Seyhan Can yazdı: PESSOA’NIN LİZBON’U
Sıcak bir yaz akşamında oğlumla İzmir’den başladığımız beş buçuk saatlik uçuşun sonlarına doğru, aşağıda tüm görkemiyle varlığını ve heyecanını hissettiren ışık denizini izlerken, daha birkaç gün önce okuduğum, “Lizbon’a Gece Treni”ni düşünüyordum. Antik diller öğretmeni Raimund Gregorius yani Mundus, ellili yaşlarının sonunda, her şeyi geride bırakıp bir gece yarısı Lizbon’a doğru çıktığı yolda, “Tarlalar, olduklarından daha yeşiller tasvirlerde.” cümlesi yüzünden eşi Florence ile hayatlarının en berbat sahnesini yaşadıklarını hatırlıyordu. İşte bu yüzden “Huzursuzluğun Kitabı”nı nerede görürse oradan hemen uzaklaşan Mundus, Lizbon’a içsel yolculuğunda Pessoa’nın, kurmaca yazarı Bernardo Soares aracılığıyla dünyanın belki de en yalnız düşüncelerini yazdığını fark ediyor ve Pessoa’yı anlıyordu.

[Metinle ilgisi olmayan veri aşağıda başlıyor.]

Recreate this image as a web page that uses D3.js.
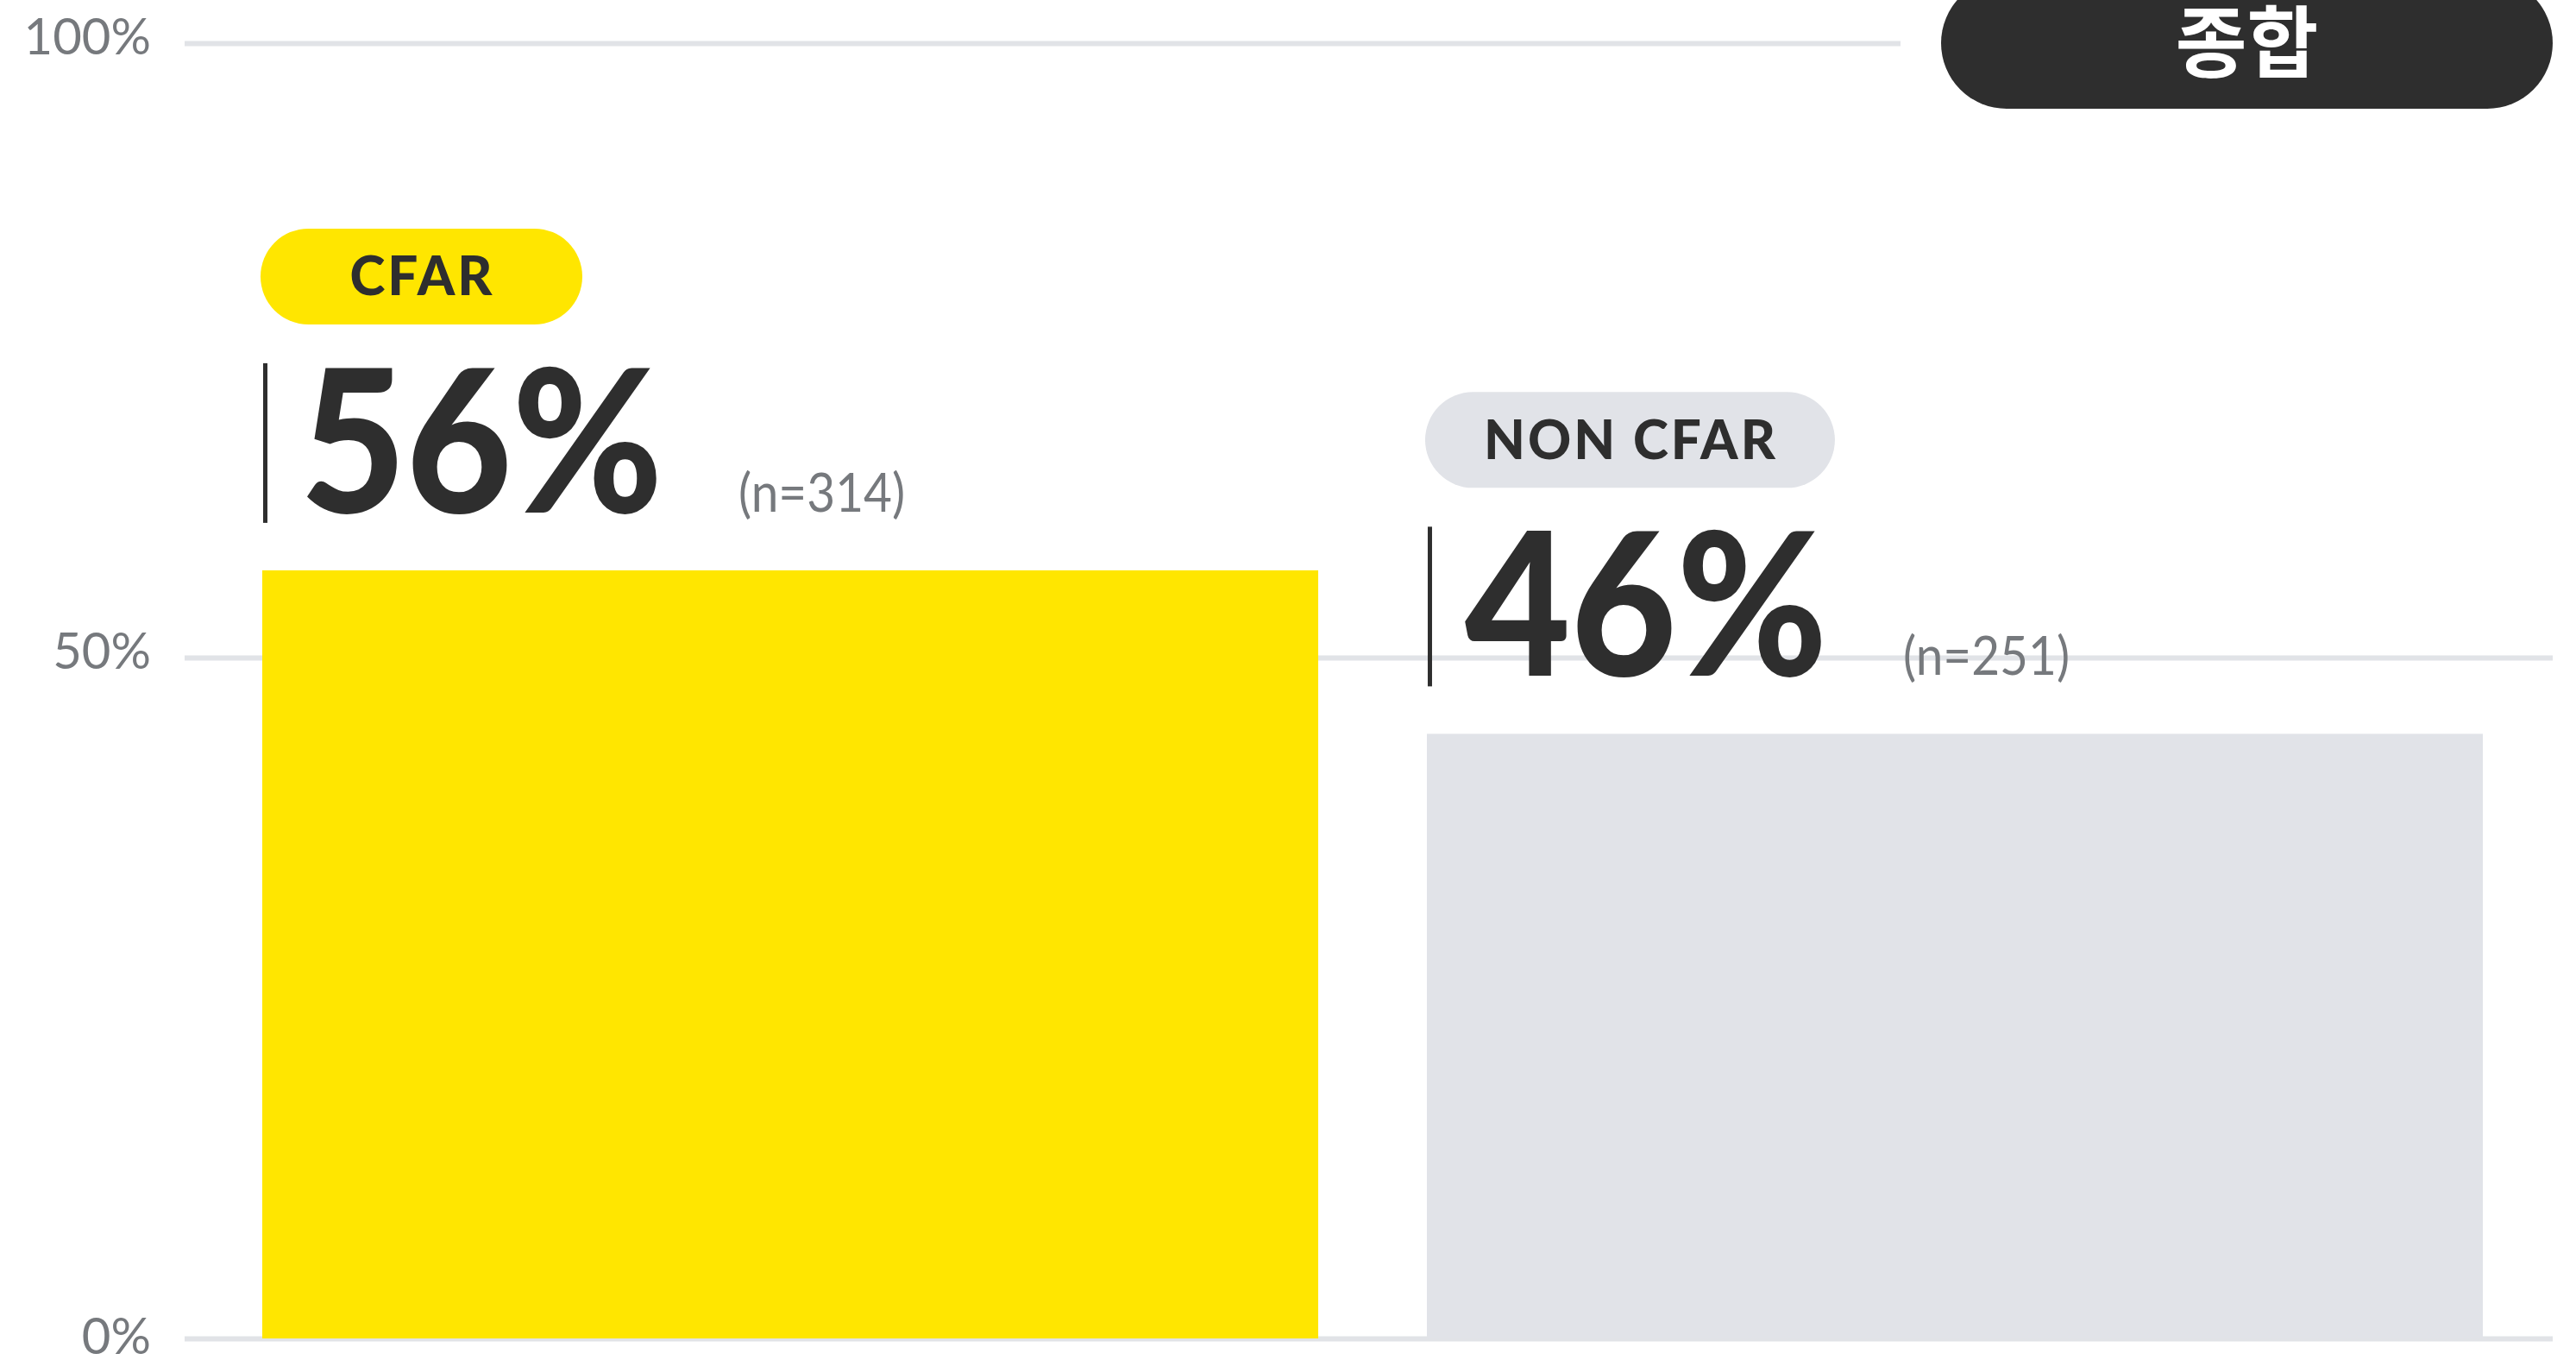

Pascal Mercier’in kahramanı Mundus’u Lizbon’a çeken, gizemli bir kadından duyduğu “Portugues” sözcüğünün sihirli melodisiydi. Ben ise Fernando Pessoa’nın kaleminde canlanan “Lizbon”un sihrine kapılmıştım. Pessoa’nın “Ne kadar uzağa gidersem gideyim, hep Lizbon’un içinde olacağım.” dediği şehir; benim için turistik bir geziden çok; Pessoa’nın dünyasına yapacağım bir yolculuk anlamı taşıyordu.
Lizbon’daki ilk günümüzün sabahında Chiado’nun parlak ve kaygan kaldırımlarında yürürken, “Hayatta sahip olduğum her şey, Lizbon’un kaldırımları gibidir: kaygan, güvenilmez.” diyen Pessoa’nın çok sevdiği şehrine ve hayatına bir türlü tutunamadığını hissediyorum.
Şehrin en ünlü caddelerinden Rua Garret üzerinde bulunan Cafe Brasileira’da kahvemizi içiyoruz. Pessoa ve arkadaşlarının uğrak yeri olan bu tarihi kafede, zamanın ağır akışında içtiğimiz kahveye eşlik eden çıtır Pastel de Nata, geçmişi ve geleceği, Pessoa’yı ve bizi aynı masada buluşturuyor. Lizbon’un Pessoa’sı, ışığa bulanmış Lizbon sabahında, şehrin nabzının attığı bu meydanda, yedi tepeli şehrini dinliyor sanki… Rumelihisarı’nda “başında eski âlemlerin sarhoşluğuyla yedi tepeli “İstanbul’u dinleyen Orhan Veli gibi… Üstad; yanındaki boş sandalyeye kendi ifadesiyle “ara sıra normal bir insanın” teşrif etmesini beklerken, bir taraftan da akıp giden insan selini dalgın gözlerle seyrediyor.